Entries taken from a collection:

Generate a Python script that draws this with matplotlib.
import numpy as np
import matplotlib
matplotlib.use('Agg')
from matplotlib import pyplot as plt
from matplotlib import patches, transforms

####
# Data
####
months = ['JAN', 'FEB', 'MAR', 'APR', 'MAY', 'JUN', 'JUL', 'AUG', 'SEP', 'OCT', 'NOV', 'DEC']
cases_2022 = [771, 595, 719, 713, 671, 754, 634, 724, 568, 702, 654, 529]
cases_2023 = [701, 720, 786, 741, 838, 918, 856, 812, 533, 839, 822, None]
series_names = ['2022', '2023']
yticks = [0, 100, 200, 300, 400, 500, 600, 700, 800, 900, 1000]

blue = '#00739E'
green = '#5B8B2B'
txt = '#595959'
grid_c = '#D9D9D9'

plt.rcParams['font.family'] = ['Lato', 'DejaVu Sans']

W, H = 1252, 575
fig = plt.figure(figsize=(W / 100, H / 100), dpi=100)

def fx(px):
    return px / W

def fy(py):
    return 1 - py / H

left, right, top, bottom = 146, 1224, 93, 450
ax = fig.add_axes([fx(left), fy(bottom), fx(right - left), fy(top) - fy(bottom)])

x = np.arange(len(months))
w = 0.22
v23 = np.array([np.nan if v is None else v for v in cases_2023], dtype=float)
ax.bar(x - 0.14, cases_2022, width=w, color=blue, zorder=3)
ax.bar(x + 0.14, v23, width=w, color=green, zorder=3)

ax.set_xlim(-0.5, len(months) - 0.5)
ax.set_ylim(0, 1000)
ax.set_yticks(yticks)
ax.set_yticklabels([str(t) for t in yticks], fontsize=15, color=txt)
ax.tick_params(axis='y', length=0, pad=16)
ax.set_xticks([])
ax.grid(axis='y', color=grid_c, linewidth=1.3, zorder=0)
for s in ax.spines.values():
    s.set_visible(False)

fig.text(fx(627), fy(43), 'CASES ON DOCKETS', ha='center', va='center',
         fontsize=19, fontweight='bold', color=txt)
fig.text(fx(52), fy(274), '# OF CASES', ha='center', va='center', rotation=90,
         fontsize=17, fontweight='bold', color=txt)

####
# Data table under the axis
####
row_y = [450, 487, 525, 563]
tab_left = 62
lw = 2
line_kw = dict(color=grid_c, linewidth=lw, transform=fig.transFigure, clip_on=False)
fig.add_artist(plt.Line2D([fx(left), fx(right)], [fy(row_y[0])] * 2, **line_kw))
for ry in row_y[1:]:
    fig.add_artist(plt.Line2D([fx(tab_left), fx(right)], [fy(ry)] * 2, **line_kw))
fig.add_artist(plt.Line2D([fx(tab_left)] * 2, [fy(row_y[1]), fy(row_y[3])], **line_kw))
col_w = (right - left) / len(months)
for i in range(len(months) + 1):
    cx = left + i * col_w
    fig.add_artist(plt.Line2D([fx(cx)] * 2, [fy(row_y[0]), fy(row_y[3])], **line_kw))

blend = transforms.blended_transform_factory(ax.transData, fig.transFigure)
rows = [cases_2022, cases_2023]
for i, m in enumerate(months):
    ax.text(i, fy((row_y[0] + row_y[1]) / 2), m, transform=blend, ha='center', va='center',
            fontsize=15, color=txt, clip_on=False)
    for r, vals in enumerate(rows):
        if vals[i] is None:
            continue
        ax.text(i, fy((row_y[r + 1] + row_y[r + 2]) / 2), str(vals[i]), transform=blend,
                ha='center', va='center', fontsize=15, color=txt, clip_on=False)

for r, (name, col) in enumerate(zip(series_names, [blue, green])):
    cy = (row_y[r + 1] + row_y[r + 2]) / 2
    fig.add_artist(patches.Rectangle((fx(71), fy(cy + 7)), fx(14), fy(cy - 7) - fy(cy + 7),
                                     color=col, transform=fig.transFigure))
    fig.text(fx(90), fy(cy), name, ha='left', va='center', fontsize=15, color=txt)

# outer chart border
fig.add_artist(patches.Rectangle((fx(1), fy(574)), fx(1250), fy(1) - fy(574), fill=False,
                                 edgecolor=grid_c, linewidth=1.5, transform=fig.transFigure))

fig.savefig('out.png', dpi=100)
==
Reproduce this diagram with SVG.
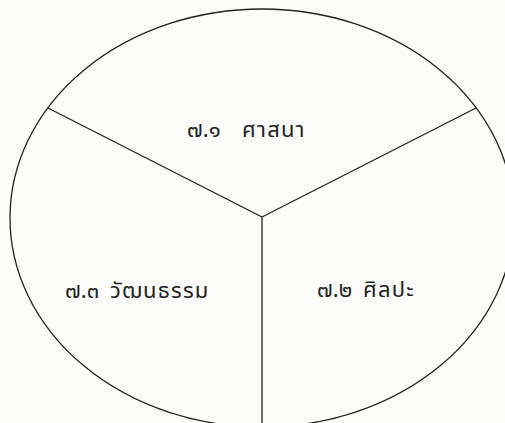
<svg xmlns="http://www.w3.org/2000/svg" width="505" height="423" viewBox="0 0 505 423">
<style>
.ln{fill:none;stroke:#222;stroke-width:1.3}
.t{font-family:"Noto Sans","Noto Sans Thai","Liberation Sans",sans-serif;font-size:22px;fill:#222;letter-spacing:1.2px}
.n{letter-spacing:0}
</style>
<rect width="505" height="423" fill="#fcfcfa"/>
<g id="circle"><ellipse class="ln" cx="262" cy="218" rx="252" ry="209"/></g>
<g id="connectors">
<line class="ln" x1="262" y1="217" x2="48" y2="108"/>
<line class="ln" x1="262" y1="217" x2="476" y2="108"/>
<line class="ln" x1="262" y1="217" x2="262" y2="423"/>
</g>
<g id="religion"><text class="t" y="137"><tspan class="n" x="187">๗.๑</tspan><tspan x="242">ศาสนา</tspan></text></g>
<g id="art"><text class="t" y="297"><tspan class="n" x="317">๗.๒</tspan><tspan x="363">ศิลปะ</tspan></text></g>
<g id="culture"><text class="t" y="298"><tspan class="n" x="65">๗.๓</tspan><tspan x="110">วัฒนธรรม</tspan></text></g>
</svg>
* * *
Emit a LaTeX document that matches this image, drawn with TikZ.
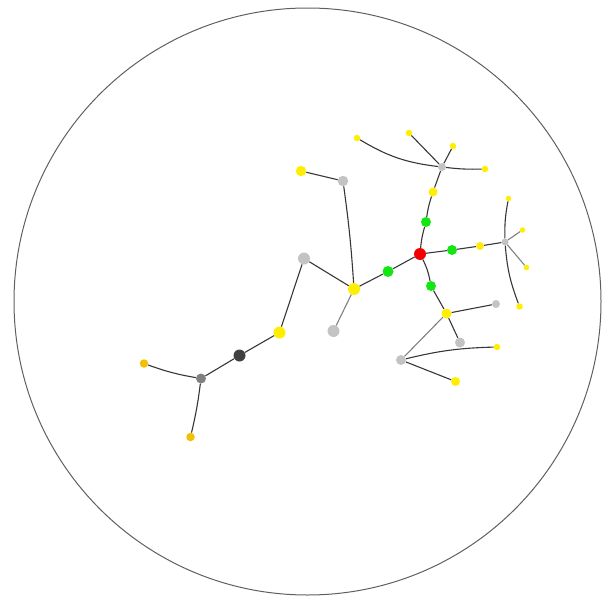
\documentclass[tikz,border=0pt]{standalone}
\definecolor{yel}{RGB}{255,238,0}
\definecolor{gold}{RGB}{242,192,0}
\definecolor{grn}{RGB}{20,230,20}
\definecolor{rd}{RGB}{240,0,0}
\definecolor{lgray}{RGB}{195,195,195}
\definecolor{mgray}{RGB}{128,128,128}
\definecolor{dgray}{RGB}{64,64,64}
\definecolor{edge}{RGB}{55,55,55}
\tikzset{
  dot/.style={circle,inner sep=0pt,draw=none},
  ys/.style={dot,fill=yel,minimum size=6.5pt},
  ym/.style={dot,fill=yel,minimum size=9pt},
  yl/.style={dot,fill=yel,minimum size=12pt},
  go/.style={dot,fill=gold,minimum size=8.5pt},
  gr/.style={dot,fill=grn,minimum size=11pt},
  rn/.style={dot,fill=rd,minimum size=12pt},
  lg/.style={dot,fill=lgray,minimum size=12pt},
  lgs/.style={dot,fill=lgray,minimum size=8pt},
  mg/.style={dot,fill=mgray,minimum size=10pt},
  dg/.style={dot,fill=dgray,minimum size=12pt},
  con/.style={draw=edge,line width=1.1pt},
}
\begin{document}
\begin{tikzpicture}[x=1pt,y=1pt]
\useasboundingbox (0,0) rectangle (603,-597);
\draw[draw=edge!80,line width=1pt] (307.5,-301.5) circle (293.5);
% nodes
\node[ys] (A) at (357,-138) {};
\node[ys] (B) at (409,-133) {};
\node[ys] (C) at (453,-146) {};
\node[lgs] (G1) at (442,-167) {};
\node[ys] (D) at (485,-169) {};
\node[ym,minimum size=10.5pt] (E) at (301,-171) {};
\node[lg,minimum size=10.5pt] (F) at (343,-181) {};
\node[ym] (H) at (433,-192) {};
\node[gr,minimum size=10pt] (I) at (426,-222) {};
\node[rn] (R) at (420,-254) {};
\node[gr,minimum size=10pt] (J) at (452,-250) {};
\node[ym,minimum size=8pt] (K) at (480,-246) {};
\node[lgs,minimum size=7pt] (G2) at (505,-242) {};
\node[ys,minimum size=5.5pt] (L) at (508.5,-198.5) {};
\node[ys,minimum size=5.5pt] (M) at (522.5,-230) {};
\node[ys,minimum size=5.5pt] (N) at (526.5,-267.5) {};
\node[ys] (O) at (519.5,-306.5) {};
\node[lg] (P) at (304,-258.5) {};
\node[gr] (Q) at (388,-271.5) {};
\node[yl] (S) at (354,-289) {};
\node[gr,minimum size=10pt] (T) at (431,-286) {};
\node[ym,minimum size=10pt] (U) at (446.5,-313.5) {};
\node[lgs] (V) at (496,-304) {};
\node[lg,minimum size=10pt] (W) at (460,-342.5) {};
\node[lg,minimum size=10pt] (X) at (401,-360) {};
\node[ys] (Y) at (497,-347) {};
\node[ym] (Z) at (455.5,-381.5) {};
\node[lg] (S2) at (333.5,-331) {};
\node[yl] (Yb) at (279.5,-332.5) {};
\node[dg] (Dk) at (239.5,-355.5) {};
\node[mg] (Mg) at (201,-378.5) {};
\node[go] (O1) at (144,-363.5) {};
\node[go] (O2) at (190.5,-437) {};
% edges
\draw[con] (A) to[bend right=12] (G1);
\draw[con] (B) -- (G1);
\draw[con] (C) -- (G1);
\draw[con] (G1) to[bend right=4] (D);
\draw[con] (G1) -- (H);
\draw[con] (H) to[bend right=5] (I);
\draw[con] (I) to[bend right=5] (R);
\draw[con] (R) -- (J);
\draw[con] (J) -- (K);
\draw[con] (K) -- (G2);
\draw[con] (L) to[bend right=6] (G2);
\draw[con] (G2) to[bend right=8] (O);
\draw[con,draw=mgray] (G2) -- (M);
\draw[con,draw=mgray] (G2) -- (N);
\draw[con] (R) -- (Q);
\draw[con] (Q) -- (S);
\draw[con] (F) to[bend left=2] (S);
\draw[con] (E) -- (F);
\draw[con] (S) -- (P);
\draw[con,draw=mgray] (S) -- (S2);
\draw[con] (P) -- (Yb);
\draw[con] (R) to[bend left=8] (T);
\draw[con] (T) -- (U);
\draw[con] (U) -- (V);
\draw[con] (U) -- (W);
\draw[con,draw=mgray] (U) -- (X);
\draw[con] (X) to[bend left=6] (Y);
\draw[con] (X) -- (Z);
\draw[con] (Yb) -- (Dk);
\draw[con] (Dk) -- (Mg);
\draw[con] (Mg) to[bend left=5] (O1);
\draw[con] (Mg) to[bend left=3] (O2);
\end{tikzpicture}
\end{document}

◆ INSTRUCTIONS TO FOLLOW ◆
Find the string "matplotlib" in the records, then copy each line where it occurs.

◆ OUTPUT ◆
Generate a Python script that draws this with matplotlib.
import matplotlib
matplotlib.use('Agg')
from matplotlib import pyplot as plt
from matplotlib import patches, transforms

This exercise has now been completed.